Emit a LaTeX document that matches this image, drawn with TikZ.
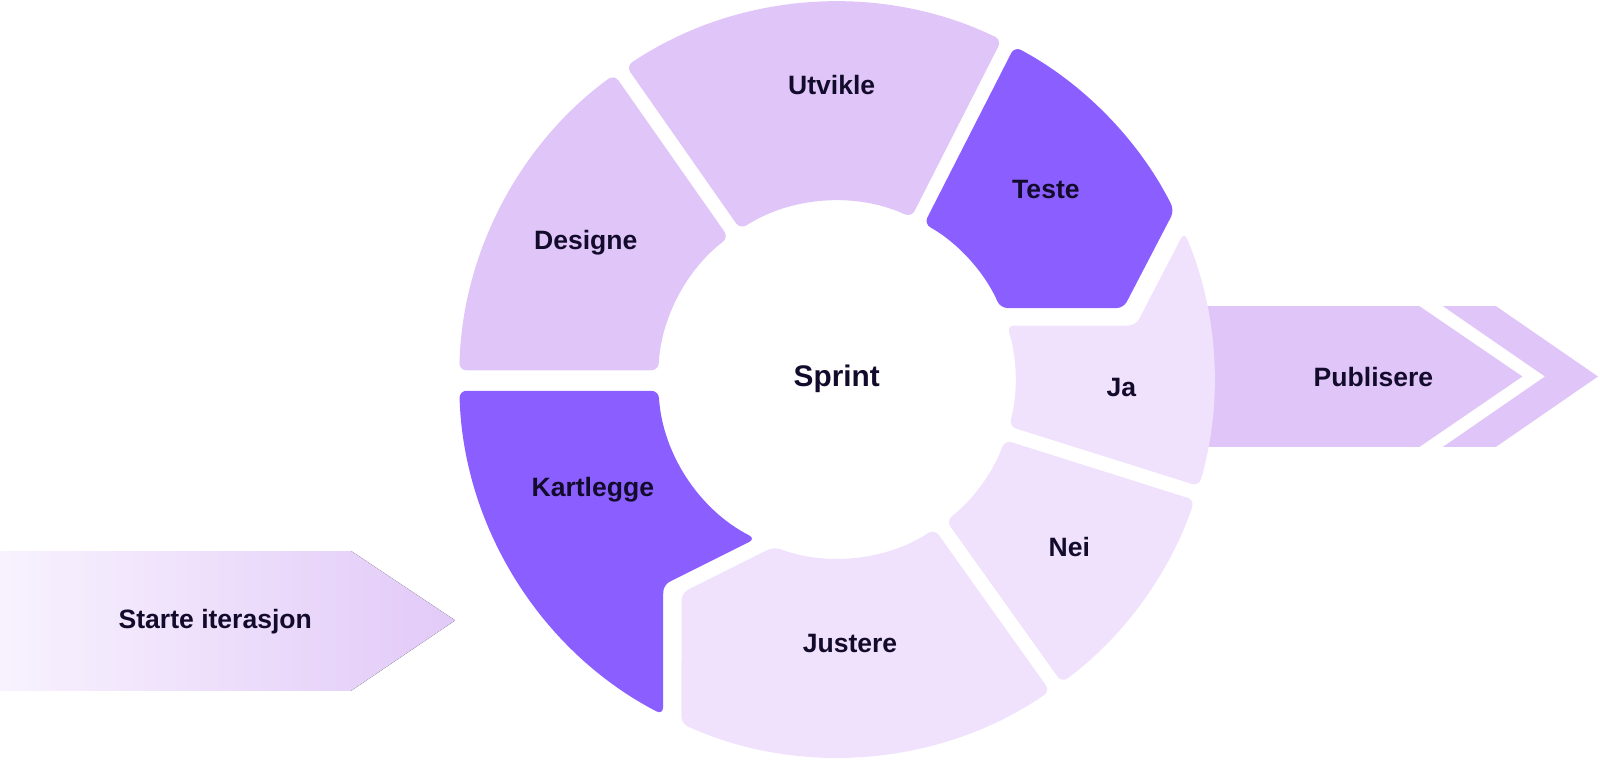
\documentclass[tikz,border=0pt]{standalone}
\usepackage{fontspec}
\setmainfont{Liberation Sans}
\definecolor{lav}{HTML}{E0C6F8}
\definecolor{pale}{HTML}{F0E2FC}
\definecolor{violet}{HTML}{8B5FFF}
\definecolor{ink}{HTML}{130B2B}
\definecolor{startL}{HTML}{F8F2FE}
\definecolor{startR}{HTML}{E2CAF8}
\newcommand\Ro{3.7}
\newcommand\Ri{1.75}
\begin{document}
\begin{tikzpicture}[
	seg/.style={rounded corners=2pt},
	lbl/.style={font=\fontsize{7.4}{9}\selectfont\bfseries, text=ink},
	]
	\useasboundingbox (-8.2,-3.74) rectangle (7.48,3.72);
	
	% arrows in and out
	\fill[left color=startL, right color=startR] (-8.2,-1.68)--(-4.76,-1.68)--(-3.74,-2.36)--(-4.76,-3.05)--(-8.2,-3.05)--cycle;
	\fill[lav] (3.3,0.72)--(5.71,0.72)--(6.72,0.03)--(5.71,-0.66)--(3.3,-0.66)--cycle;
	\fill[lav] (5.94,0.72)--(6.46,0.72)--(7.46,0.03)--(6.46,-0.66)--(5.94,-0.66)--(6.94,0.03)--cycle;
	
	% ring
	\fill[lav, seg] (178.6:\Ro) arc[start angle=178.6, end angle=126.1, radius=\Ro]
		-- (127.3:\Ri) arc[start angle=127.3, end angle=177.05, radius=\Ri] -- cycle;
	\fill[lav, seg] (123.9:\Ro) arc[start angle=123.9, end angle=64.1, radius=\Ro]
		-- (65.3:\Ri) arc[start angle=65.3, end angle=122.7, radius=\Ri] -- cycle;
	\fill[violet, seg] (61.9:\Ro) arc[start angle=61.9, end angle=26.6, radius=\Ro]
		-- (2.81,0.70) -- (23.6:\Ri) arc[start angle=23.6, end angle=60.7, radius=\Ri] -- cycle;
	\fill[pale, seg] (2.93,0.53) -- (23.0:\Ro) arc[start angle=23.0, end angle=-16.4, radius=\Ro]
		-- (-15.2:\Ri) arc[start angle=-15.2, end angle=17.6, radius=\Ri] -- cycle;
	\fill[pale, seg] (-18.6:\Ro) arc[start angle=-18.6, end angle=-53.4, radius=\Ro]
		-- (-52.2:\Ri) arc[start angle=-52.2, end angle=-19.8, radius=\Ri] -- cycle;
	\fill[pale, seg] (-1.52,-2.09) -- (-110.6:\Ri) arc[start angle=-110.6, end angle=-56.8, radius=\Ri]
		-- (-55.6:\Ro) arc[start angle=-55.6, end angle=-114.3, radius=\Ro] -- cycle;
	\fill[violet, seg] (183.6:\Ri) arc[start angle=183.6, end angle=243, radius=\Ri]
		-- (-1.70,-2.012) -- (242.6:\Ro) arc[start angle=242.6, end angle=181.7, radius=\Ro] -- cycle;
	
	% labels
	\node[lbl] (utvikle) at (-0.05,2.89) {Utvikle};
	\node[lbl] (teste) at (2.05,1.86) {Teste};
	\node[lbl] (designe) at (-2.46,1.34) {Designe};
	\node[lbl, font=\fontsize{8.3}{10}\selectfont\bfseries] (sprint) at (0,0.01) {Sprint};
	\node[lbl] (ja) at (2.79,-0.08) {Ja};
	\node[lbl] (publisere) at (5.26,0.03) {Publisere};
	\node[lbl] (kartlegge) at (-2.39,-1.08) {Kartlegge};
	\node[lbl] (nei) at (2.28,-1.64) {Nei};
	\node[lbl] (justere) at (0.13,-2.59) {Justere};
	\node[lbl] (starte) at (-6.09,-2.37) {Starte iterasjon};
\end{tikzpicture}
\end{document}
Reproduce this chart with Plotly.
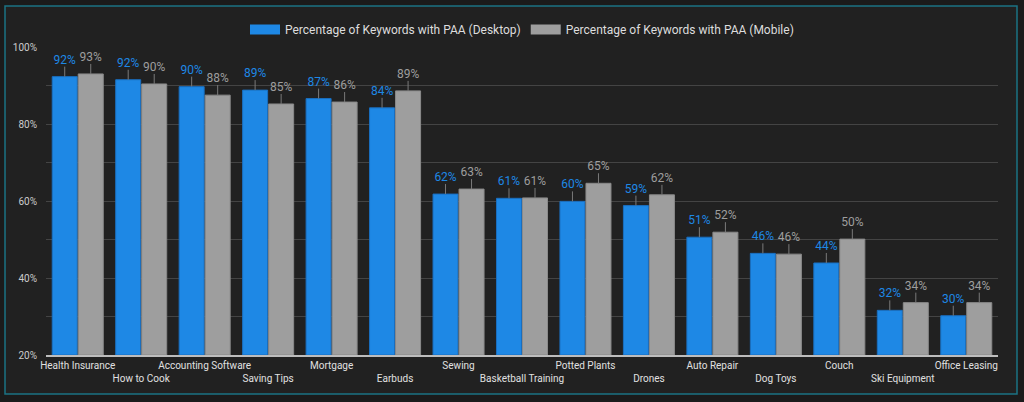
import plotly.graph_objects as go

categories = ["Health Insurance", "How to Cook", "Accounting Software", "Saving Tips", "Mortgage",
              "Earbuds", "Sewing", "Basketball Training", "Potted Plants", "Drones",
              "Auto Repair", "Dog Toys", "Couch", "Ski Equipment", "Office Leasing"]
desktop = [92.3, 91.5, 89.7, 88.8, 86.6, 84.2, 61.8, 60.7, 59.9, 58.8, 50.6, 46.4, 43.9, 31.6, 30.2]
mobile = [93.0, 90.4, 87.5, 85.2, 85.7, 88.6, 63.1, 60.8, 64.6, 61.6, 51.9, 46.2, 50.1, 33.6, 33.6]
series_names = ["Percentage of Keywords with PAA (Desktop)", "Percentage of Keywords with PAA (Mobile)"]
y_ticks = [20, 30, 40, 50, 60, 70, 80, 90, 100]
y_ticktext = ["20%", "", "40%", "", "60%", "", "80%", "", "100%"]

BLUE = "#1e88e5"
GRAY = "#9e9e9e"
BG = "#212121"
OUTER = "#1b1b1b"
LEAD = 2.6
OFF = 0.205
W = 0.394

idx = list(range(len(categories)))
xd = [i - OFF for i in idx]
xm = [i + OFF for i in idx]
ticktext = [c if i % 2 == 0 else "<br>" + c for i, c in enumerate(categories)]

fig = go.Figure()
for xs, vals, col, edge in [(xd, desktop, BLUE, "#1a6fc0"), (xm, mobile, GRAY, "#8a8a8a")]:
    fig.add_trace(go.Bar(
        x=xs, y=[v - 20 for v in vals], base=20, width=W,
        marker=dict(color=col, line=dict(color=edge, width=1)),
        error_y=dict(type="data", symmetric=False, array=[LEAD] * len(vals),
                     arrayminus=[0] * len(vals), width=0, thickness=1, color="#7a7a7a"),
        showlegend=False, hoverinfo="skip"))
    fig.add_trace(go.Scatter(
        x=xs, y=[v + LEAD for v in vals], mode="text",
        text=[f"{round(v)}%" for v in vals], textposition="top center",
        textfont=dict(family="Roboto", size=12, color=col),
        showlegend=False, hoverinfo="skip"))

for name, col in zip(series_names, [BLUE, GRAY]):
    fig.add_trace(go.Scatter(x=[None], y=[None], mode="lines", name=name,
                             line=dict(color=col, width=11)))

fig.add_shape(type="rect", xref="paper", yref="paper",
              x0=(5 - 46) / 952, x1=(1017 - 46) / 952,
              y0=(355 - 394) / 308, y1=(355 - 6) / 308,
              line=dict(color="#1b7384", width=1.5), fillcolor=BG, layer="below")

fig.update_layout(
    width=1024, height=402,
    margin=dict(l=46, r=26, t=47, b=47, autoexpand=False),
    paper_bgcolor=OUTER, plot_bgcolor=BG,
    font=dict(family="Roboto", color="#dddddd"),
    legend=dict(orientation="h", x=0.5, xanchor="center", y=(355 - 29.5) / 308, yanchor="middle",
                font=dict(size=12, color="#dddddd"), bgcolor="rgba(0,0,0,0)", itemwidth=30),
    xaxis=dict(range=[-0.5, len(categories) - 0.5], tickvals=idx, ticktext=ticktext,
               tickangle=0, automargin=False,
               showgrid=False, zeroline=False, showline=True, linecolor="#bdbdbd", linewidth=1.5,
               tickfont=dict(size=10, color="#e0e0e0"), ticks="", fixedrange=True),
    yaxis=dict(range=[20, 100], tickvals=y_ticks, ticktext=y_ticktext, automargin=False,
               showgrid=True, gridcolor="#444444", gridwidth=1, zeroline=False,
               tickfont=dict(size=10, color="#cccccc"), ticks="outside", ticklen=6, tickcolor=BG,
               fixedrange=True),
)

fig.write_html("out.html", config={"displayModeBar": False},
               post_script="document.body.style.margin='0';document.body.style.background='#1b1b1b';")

◇ ◇ ◇

To be done: From the listing above, collect each line in which the string "this" appears.

Written response:
Emit a LaTeX document that matches this image, drawn with TikZ.
Reproduce this chart with Plotly.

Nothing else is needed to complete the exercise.